CPR believes a temporary delay does not provide adequate opportunity for the community’s recommendations to be considered. While the County often speaks about community involvement, this is a chance for them to actively seek it.
  • CPR calls upon the Board of Supervisors (BOS) not to hold any vote on calendaring or enacting the Reston zoning density increase until the views of the community have been fully considered and addressed.
  • CPR also calls for further meetings with County staffers to review and discuss in detail our proposed amendments to the Master Plan, particularly since those changes were developed with direct input from you, the Reston community.
  • Finally, we continue to ask for a written response to RA’s unanswered letter of November 17, 2017, outlining its views on potential changes to the Reston Master Plan.­
In the meantime, our next steps are as follows:
  1. CPR representatives will attend the Fairfax Board’s February 20 meeting in order to personally raise the community’s concerns with the entire Board of Supervisors during the public comment portion of the meeting.

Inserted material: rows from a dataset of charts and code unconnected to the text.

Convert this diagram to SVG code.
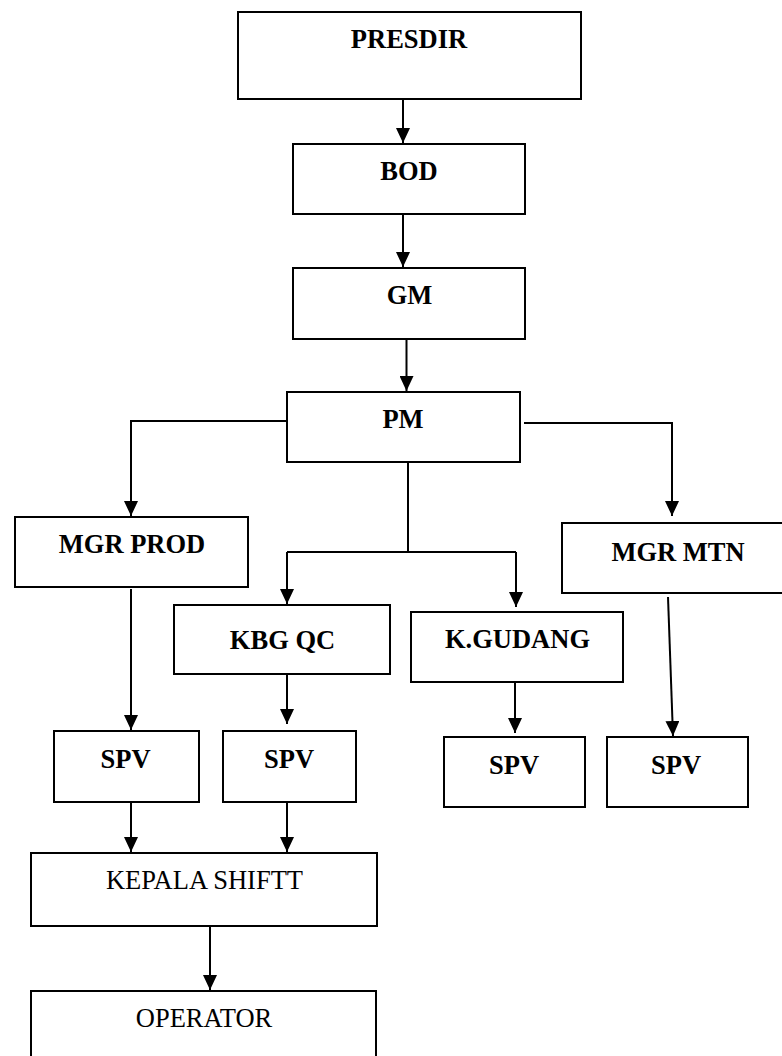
<svg xmlns="http://www.w3.org/2000/svg" width="782" height="1056" viewBox="0 0 782 1056">
<style>
.box{fill:#fff;stroke:#000;stroke-width:2}
.t{font-family:"Liberation Serif","Times New Roman",serif;font-size:26.5px;fill:#000;text-anchor:middle}
.b{font-weight:bold}
.c{fill:none;stroke:#000;stroke-width:2}
</style>
<defs>
<marker id="ah" viewBox="0 0 15 14" refX="15" refY="7" markerWidth="15" markerHeight="14" markerUnits="userSpaceOnUse" orient="auto">
<path d="M0,0 L15,7 L0,14 Z" fill="#000"/>
</marker>
</defs>
<rect width="782" height="1056" fill="#fff"/>
<g id="connectors">
<path class="c" d="M403,99 V143" marker-end="url(#ah)"/>
<path class="c" d="M403,214 V267" marker-end="url(#ah)"/>
<path class="c" d="M406.5,339 V391" marker-end="url(#ah)"/>
<path class="c" d="M288,421 H131 V516" marker-end="url(#ah)"/>
<path class="c" d="M524,423 H672 V516" marker-end="url(#ah)"/>
<path class="c" d="M408,462 V552 M287,552 H516"/>
<path class="c" d="M287,552 V604" marker-end="url(#ah)"/>
<path class="c" d="M516,552 V607" marker-end="url(#ah)"/>
<path class="c" d="M131,589 V730" marker-end="url(#ah)"/>
<path class="c" d="M287,671 V724" marker-end="url(#ah)"/>
<path class="c" d="M515,677 V733" marker-end="url(#ah)"/>
<path class="c" d="M668,597 L673,736" marker-end="url(#ah)"/>
<path class="c" d="M131,802 V852" marker-end="url(#ah)"/>
<path class="c" d="M287,802 V852" marker-end="url(#ah)"/>
<path class="c" d="M210,926 V990" marker-end="url(#ah)"/>
</g>
<g id="presdir"><rect class="box" x="238" y="12" width="343" height="87"/><text class="t b" x="409" y="48">PRESDIR</text></g>
<g id="bod"><rect class="box" x="293" y="144" width="232" height="70"/><text class="t b" x="409" y="180">BOD</text></g>
<g id="gm"><rect class="box" x="293" y="268" width="232" height="71"/><text class="t b" x="409.5" y="304">GM</text></g>
<g id="pm"><rect class="box" x="287" y="392" width="233" height="70"/><text class="t b" x="403" y="428">PM</text></g>
<g id="mgr-prod"><rect class="box" x="15" y="517" width="233" height="70"/><text class="t b" x="132" y="553">MGR PROD</text></g>
<g id="mgr-mtn"><rect class="box" x="562" y="523" width="224" height="70"/><text class="t b" x="678" y="561">MGR MTN</text></g>
<g id="kbg-qc"><rect class="box" x="174" y="605" width="216" height="69"/><text class="t b" x="282.5" y="649">KBG QC</text></g>
<g id="k-gudang"><rect class="box" x="411" y="612" width="212" height="70"/><text class="t b" x="517.5" y="648">K.GUDANG</text></g>
<g id="spv-1"><rect class="box" x="54" y="731" width="145" height="71"/><text class="t b" x="125.5" y="768">SPV</text></g>
<g id="spv-2"><rect class="box" x="223" y="731" width="133" height="71"/><text class="t b" x="289" y="768">SPV</text></g>
<g id="spv-3"><rect class="box" x="444" y="737" width="141" height="70"/><text class="t b" x="514" y="774">SPV</text></g>
<g id="spv-4"><rect class="box" x="607" y="737" width="141" height="70"/><text class="t b" x="676" y="774">SPV</text></g>
<g id="kepala-shiftt"><rect class="box" x="31" y="853" width="346" height="73"/><text class="t" x="204.5" y="889">KEPALA SHIFTT</text></g>
<g id="operator"><rect class="box" x="31" y="991" width="345" height="80"/><text class="t" x="204" y="1027">OPERATOR</text></g>
</svg>
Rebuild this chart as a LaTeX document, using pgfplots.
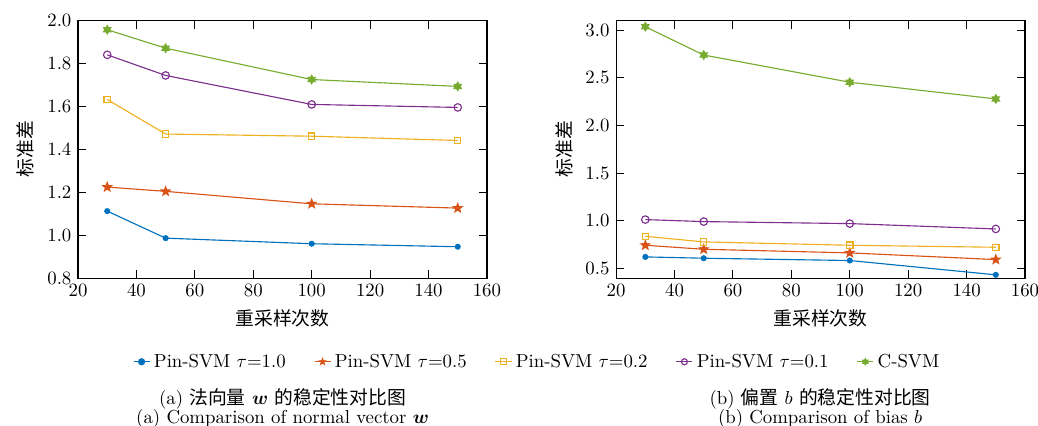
\documentclass[border=0pt]{standalone}
\usepackage{fontspec}
\usepackage{bm}
\usepackage{pgfplots}
\usepackage{pgfplotstable}
\pgfplotsset{compat=1.18}
\newfontfamily\cjk{Noto Sans CJK SC}
\definecolor{c1}{RGB}{0,114,189}
\definecolor{c2}{RGB}{217,83,25}
\definecolor{c3}{RGB}{237,177,32}
\definecolor{c4}{RGB}{126,47,142}
\definecolor{c5}{RGB}{119,172,48}
\pgfdeclareplotmark{fstar}{%
 \pgfpathmoveto{\pgfpointpolar{90}{\pgfplotmarksize}}%
 \pgfpathlineto{\pgfpointpolar{126}{0.42\pgfplotmarksize}}%
 \pgfpathlineto{\pgfpointpolar{162}{\pgfplotmarksize}}%
 \pgfpathlineto{\pgfpointpolar{198}{0.42\pgfplotmarksize}}%
 \pgfpathlineto{\pgfpointpolar{234}{\pgfplotmarksize}}%
 \pgfpathlineto{\pgfpointpolar{270}{0.42\pgfplotmarksize}}%
 \pgfpathlineto{\pgfpointpolar{306}{\pgfplotmarksize}}%
 \pgfpathlineto{\pgfpointpolar{342}{0.42\pgfplotmarksize}}%
 \pgfpathlineto{\pgfpointpolar{18}{\pgfplotmarksize}}%
 \pgfpathlineto{\pgfpointpolar{54}{0.42\pgfplotmarksize}}%
 \pgfpathclose\pgfusepathqfillstroke}
\pgfdeclareplotmark{hexstar}{%
 \pgfpathmoveto{\pgfpointpolar{90}{\pgfplotmarksize}}%
 \pgfpathlineto{\pgfpointpolar{120}{0.58\pgfplotmarksize}}%
 \pgfpathlineto{\pgfpointpolar{150}{\pgfplotmarksize}}%
 \pgfpathlineto{\pgfpointpolar{180}{0.58\pgfplotmarksize}}%
 \pgfpathlineto{\pgfpointpolar{210}{\pgfplotmarksize}}%
 \pgfpathlineto{\pgfpointpolar{240}{0.58\pgfplotmarksize}}%
 \pgfpathlineto{\pgfpointpolar{270}{\pgfplotmarksize}}%
 \pgfpathlineto{\pgfpointpolar{300}{0.58\pgfplotmarksize}}%
 \pgfpathlineto{\pgfpointpolar{330}{\pgfplotmarksize}}%
 \pgfpathlineto{\pgfpointpolar{0}{0.58\pgfplotmarksize}}%
 \pgfpathlineto{\pgfpointpolar{30}{\pgfplotmarksize}}%
 \pgfpathlineto{\pgfpointpolar{60}{0.58\pgfplotmarksize}}%
 \pgfpathclose\pgfusepathqfillstroke}

\pgfplotstableread{
x t10 t05 t02 t01 csvm
30 1.112 1.224 1.632 1.840 1.957
50 0.986 1.204 1.471 1.744 1.871
100 0.960 1.146 1.461 1.609 1.725
150 0.946 1.126 1.441 1.595 1.693
}\leftdata
\pgfplotstableread{
x t10 t05 t02 t01 csvm
30 0.622 0.744 0.838 1.013 3.035
50 0.608 0.702 0.779 0.992 2.738
100 0.584 0.664 0.744 0.971 2.453
150 0.434 0.594 0.723 0.915 2.278
}\rightdata

\pgfplotsset{
  myaxis/.style={
    scale only axis, width=217.5pt, height=137pt,
    xmin=20, xmax=160, xtick={20,40,...,160},
    minor tick num=0,
    tick style={black, line width=0.5pt},
    axis line style={line width=0.6pt},
    yticklabel style={/pgf/number format/.cd, fixed, fixed zerofill, precision=1},
    xlabel={\cjk 重采样次数},
    ylabel={\cjk 标准差},
    every axis plot/.append style={line width=0.6pt},
  },
  s1/.style={c1, mark=*, mark size=1.3pt, mark options={fill=c1}},
  s2/.style={c2, mark=fstar, mark size=2.4pt, mark options={fill=c2}},
  s3/.style={c3, mark=square, mark size=1.7pt},
  s4/.style={c4, mark=o, mark size=2pt},
  s5/.style={c5, mark=hexstar, mark size=2.2pt, mark options={fill=c5}},
}

\begin{document}
\begin{tikzpicture}
\path[use as bounding box] (-41.5pt,-78.2pt) rectangle (510.6pt,147.9pt);
\begin{axis}[myaxis,
  ymin=0.8, ymax=2.0, ytick={0.8,1.0,...,2.0},
  legend columns=5,
  legend style={at={(1.125,-0.325)}, anchor=center, draw=none, fill=none,
    /tikz/every even column/.append style={column sep=13pt},
    font=\normalsize},
  legend image code/.code={\draw[mark repeat=2,mark phase=2,mark size=1.6pt] plot coordinates {(0cm,0cm) (0.15cm,0cm) (0.3cm,0cm)};},
]
\addplot[s1] table[x=x,y=t10] {\leftdata};
\addlegendentry{Pin-SVM $\tau$=1.0}
\addplot[s2] table[x=x,y=t05] {\leftdata};
\addlegendentry{Pin-SVM $\tau$=0.5}
\addplot[s3] table[x=x,y=t02] {\leftdata};
\addlegendentry{Pin-SVM $\tau$=0.2}
\addplot[s4] table[x=x,y=t01] {\leftdata};
\addlegendentry{Pin-SVM $\tau$=0.1}
\addplot[s5] table[x=x,y=csvm] {\leftdata};
\addlegendentry{C-SVM}
\end{axis}
\begin{axis}[myaxis, at={(286.2pt,0pt)},
  ymin=0.4, ymax=3.1, ytick={0.5,1.0,...,3.0},
]
\addplot[s1] table[x=x,y=t10] {\rightdata};
\addplot[s2] table[x=x,y=t05] {\rightdata};
\addplot[s3] table[x=x,y=t02] {\rightdata};
\addplot[s4] table[x=x,y=t01] {\rightdata};
\addplot[s5] table[x=x,y=csvm] {\rightdata};
\end{axis}
\node at (108.8pt,-64.5pt) {(a) {\cjk 法向量} $\bm{w}$ {\cjk 的稳定性对比图}};
\node at (108.8pt,-74.6pt) {(a) Comparison of normal vector $\bm{w}$};
\node at (394.7pt,-64.5pt) {(b) {\cjk 偏置} $b$ {\cjk 的稳定性对比图}};
\node at (394.7pt,-74.6pt) {(b) Comparison of bias $b$};
\end{tikzpicture}
\end{document}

  2. In addition, we urge you, as members of our community, to contact Supervisor Hudgins and other Supervisors to support a delay in any change to Reston zoning density. We will post suggested language here on the CPR website.
  3. We encourage interested Reston residents to attend any or all of the County meetings currently scheduled to address the change in Reston zoning. The new schedule is:
March 20, 2018– Board of Supervisors Authorization Item
May 10, 2018– Planning Commission Public Hearing
June 5, 2018– Board of Supervisors Public Hearing
Thank you.

NOTE FROM RESTON 20/20:  County staff did not agree, even in principle, to the value of any of the proposals, and did not discuss many of them.